Goal of the exercise:
Sift the material for lines containing "this", and return them.

Extracted entries:
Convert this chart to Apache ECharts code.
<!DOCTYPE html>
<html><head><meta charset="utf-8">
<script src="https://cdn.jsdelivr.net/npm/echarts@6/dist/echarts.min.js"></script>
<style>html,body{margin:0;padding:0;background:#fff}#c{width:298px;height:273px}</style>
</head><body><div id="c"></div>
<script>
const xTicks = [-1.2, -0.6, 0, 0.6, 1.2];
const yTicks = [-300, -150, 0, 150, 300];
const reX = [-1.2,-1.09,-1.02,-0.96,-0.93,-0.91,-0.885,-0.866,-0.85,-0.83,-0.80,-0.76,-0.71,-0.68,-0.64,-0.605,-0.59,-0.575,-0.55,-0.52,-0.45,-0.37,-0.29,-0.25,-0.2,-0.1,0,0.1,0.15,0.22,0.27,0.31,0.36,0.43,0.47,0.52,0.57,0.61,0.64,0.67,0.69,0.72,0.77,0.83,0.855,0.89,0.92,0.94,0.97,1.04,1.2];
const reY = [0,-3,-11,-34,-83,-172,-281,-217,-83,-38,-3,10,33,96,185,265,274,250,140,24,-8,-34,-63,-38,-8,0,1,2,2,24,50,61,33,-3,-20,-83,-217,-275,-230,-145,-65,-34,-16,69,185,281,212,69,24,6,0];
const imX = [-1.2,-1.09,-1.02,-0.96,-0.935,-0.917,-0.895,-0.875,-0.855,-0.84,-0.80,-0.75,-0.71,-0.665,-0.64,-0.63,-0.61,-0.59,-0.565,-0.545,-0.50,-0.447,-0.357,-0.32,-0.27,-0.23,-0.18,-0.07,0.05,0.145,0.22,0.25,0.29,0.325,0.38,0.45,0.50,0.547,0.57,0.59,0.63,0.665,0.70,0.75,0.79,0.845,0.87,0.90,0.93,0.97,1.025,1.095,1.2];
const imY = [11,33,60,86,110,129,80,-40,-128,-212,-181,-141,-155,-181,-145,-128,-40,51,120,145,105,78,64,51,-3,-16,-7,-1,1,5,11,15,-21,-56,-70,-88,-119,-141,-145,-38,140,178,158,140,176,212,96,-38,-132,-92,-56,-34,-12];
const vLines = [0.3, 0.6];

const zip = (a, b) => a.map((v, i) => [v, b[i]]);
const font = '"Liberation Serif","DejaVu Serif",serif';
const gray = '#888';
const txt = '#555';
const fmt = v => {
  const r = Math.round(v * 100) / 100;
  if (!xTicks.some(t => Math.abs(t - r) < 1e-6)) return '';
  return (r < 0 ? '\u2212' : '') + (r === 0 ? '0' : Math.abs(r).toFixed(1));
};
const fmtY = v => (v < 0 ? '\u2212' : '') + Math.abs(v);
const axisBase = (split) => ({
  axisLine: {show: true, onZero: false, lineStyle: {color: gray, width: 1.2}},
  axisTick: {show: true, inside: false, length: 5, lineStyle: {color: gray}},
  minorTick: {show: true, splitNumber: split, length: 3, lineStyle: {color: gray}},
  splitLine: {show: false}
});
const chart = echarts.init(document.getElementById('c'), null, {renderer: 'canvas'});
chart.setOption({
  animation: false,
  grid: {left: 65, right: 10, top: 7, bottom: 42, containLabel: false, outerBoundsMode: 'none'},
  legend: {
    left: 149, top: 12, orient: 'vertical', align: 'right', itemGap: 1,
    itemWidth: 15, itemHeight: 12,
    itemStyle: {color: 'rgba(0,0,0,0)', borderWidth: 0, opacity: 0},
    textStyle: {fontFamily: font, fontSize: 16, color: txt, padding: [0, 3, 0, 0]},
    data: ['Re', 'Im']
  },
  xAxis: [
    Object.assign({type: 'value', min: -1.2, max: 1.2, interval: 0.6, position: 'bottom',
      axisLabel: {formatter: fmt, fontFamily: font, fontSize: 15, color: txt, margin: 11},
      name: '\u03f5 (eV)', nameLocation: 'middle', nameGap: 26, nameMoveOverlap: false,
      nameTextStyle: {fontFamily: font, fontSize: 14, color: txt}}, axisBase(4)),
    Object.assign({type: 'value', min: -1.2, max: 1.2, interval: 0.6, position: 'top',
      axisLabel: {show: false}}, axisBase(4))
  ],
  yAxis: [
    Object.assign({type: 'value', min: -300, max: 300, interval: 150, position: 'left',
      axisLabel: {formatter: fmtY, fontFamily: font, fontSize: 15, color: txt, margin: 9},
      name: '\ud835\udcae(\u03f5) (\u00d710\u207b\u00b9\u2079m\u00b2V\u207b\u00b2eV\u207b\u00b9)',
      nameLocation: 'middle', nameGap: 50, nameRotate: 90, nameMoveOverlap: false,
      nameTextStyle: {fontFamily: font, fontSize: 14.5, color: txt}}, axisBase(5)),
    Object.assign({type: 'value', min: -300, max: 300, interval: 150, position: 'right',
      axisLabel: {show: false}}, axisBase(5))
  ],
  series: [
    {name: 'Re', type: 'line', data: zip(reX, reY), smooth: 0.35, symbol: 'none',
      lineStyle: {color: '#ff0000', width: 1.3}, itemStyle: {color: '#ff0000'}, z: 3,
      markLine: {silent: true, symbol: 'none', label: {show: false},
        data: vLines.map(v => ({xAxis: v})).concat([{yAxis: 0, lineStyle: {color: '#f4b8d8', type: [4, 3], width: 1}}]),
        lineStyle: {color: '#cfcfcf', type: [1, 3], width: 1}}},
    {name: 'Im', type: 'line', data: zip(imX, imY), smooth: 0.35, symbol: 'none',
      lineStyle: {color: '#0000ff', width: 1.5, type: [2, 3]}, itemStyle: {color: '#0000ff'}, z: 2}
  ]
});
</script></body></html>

--

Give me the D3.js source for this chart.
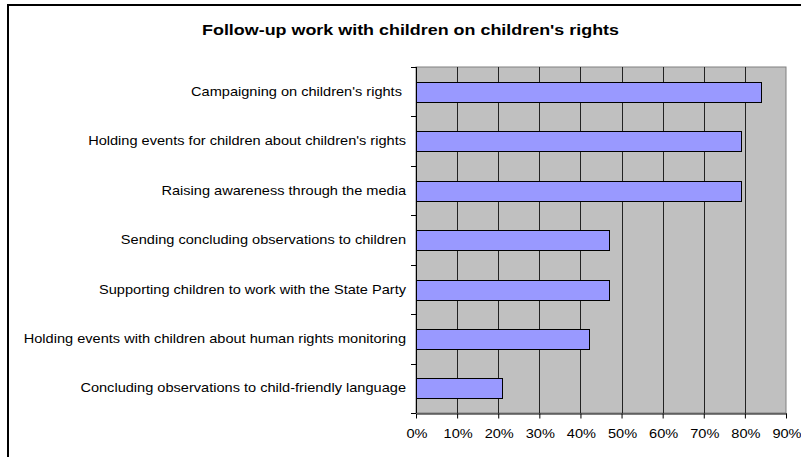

--

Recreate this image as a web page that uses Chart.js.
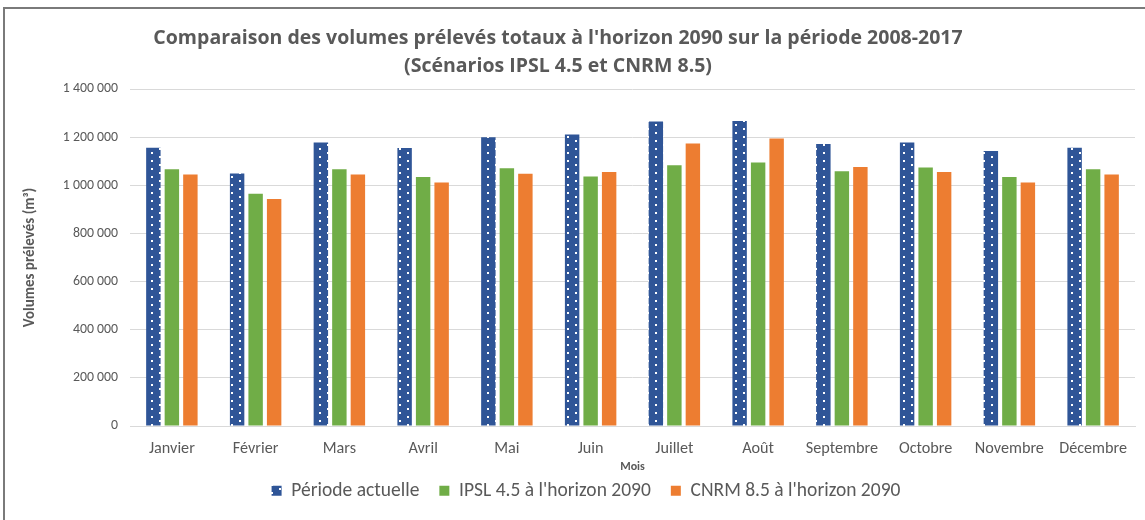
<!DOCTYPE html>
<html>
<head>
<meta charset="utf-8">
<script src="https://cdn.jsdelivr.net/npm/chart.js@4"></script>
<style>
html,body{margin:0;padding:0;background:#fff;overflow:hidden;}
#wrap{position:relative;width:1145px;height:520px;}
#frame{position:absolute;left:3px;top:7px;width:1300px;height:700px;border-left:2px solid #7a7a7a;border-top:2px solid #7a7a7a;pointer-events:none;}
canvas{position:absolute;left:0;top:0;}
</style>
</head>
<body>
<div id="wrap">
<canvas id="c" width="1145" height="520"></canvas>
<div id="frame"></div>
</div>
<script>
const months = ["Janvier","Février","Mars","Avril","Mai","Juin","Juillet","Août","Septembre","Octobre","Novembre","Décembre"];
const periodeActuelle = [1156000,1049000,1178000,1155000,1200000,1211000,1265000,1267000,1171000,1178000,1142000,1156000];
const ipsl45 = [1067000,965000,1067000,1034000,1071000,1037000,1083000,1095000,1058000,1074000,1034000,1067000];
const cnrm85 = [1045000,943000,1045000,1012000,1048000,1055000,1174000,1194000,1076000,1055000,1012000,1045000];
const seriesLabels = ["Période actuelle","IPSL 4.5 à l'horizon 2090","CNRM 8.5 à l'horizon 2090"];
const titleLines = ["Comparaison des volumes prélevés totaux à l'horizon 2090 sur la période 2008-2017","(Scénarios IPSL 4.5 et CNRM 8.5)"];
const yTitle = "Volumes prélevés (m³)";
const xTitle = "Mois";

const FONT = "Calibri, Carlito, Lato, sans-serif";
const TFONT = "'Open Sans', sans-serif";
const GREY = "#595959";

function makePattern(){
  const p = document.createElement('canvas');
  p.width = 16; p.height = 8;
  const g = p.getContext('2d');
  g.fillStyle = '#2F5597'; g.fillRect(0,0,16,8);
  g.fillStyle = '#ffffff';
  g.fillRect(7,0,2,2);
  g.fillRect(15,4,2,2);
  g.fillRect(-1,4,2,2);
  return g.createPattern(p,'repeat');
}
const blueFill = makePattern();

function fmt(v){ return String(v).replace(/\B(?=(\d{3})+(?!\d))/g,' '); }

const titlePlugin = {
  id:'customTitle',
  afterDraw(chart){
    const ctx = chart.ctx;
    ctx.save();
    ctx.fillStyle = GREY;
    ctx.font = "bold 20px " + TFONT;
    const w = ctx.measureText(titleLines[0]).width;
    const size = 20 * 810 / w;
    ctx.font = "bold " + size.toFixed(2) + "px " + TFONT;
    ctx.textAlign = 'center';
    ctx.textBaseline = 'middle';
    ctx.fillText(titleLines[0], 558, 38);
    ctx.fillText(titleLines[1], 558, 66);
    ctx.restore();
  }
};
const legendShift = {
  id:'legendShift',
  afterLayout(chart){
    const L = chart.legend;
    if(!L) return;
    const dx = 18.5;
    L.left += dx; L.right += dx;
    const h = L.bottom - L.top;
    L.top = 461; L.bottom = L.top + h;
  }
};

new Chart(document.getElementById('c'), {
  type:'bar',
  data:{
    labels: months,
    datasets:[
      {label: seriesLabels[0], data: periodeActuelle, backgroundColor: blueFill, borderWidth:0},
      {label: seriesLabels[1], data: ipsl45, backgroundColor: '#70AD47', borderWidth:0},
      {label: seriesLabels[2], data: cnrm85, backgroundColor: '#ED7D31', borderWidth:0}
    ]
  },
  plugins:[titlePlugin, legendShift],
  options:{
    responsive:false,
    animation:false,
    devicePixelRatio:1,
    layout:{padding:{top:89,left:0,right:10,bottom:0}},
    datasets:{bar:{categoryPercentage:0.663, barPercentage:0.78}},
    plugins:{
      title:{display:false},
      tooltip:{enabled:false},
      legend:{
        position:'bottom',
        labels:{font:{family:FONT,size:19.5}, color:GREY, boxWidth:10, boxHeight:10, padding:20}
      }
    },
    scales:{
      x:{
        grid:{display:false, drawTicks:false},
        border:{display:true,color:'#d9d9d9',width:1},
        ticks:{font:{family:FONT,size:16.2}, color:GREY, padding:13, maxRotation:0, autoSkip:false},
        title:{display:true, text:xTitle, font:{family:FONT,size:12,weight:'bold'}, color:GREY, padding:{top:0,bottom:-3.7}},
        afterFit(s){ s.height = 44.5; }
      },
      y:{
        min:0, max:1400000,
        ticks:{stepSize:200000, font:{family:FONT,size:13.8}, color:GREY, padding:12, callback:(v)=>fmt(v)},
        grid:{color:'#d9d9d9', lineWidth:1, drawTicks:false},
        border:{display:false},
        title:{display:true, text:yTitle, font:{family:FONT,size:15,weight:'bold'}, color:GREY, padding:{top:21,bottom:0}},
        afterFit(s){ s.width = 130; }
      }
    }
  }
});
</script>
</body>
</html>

Exercise response:
Convert this chart to Apache ECharts code.
Give me the D3.js source for this chart.
Recreate this image as a web page that uses Chart.js.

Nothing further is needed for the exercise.